CR = ( Number of Conversion / Number of Clicks ) X 100

Example: Let’s assume that ABC company sells shoes through an electronic shop. It ran an ad campaign on Facebook and an ad received 250 clicks. The advertising was happy seeing the CTR. But much to his surprise, the number of conversion on the website was only 1 meaning that only 1 product was sold throughout the time the ad was live. The conversion rate is (10 / 250) X 100 = 0.4% which seems to be pretty low.

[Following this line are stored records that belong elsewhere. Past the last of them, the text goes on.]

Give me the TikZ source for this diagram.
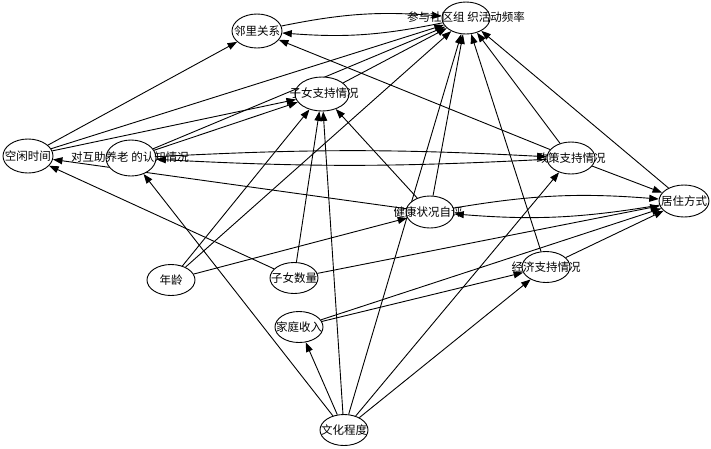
\documentclass[tikz,border=0pt]{standalone}
\usepackage{fontspec}
\setmainfont{Noto Sans CJK SC}
\usetikzlibrary{shapes.geometric,arrows.meta}
\pgfdeclarelayer{background}
\pgfsetlayers{background,main}
\begin{document}
\begin{tikzpicture}[x=1pt,y=1pt,
  ell/.style={ellipse,draw,line width=0.9pt,fill=white,inner sep=0pt,minimum width=48pt,minimum height=31pt},
  lab/.style={font=\fontsize{11.5}{13}\selectfont,inner sep=0pt},
  edge/.style={line width=0.9pt,-{Triangle[length=9.5pt,width=7pt]}}]
\useasboundingbox (0,0) rectangle (711,-448);
% ellipses
\node[ell,minimum width=50pt,minimum height=34pt] (A) at (257,-31) {};
\node[ell,minimum width=48pt,minimum height=32pt] (Y) at (466,-18) {};
\node[ell,minimum width=54pt,minimum height=34pt] (C) at (322,-94) {};
\node[ell,minimum width=50pt,minimum height=34pt] (D) at (28,-156) {};
\node[ell,minimum width=50pt,minimum height=36pt] (E) at (131,-158) {};
\node[ell,minimum width=48pt,minimum height=32pt] (F) at (571,-158) {};
\node[ell,minimum width=50pt,minimum height=32pt] (G) at (684,-201) {};
\node[ell,minimum width=48pt,minimum height=32pt] (H) at (430,-212) {};
\node[ell] (I) at (171,-280) {};
\node[ell] (J) at (294,-278) {};
\node[ell] (K) at (546,-267) {};
\node[ell] (L) at (299,-327) {};
\node[ell] (M) at (344,-430) {};
% edges
\begin{pgfonlayer}{background}
\draw[edge] (A) to[bend left=8] (Y);
\draw[edge] (Y) to[bend left=8] (A);
\draw[edge] (E) to[bend left=3] (F);
\draw[edge] (F) to[bend left=3] (E);
\draw[edge] (H) to[bend left=7] (G);
\draw[edge] (G) to[bend left=7] (H);
\draw[edge] (D) -- (A);
\draw[edge] (D) -- (Y);
\draw[edge] (D) -- (C);
\draw[edge] (E) -- (C);
\draw[edge] (E) -- (Y);
\draw[edge] (C) -- (Y);
\draw[edge] (F) -- (A);
\draw[edge] (F) -- (Y);
\draw[edge] (G) -- (Y);
\draw[edge] (F) -- (G);
\draw[edge] (K) -- (Y);
\draw[edge] (K) -- (G);
\draw[edge] (H) -- (Y);
\draw[edge] (H) -- (C);
\draw[edge] (H) -- (D);
\draw[edge] (I) -- (C);
\draw[edge] (I) -- (Y);
\draw[edge] (I) -- (H);
\draw[edge] (J) -- (C);
\draw[edge] (J) -- (D);
\draw[edge] (J) -- (G);
\draw[edge] (L) -- (K);
\draw[edge] (L) -- (G);
\draw[edge] (M) -- (E);
\draw[edge] (M) -- (L);
\draw[edge] (M) -- (C);
\draw[edge] (M) -- (Y);
\draw[edge] (M) -- (F);
\draw[edge] (M) -- (K);
\end{pgfonlayer}
% labels
\node[lab] (At) at (257,-31) {邻里关系};
\node[lab] (Yt) at (466,-17) {参与社区组 织活动频率};
\node[lab] (Ct) at (324,-93) {子女支持情况};
\node[lab] (Dt) at (28,-156) {空闲时间};
\node[lab] (Et) at (130,-157) {对互助养老 的认知情况};
\node[lab] (Ft) at (571,-158) {政策支持情况};
\node[lab] (Gt) at (684,-201) {居住方式};
\node[lab] (Ht) at (428,-212) {健康状况自评};
\node[lab] (It) at (171,-280) {年龄};
\node[lab] (Jt) at (294,-278) {子女数量};
\node[lab] (Kt) at (546,-267) {经济支持情况};
\node[lab] (Lt) at (299,-327) {家庭收入};
\node[lab] (Mt) at (344,-430) {文化程度};
\end{tikzpicture}
\end{document}
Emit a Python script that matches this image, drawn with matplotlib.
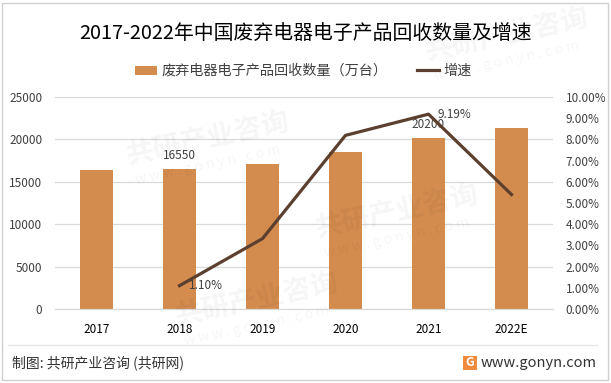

CPA – Cost Per Action/Acquisition

We’ve talked about specific actions in the previous section. Just like CPM and CPC, there is another model in online advertising, which is called CPA or Cost per Action (also called the Cost per Acquisition.) In case of CPA, an advertiser will only pay when a conversion takes place regardless of the number of impression an ad receives or the number of clicks it generates. For revenue generating businesses, CPA is of much importance. It is computed by dividing the cost to an advertiser by the number of actions taken. Another way to calculate CPA is dividing the cost to an advertiser by the number of impressions, then dividing the result by the click through rate and finally dividing the result by the conversion rate.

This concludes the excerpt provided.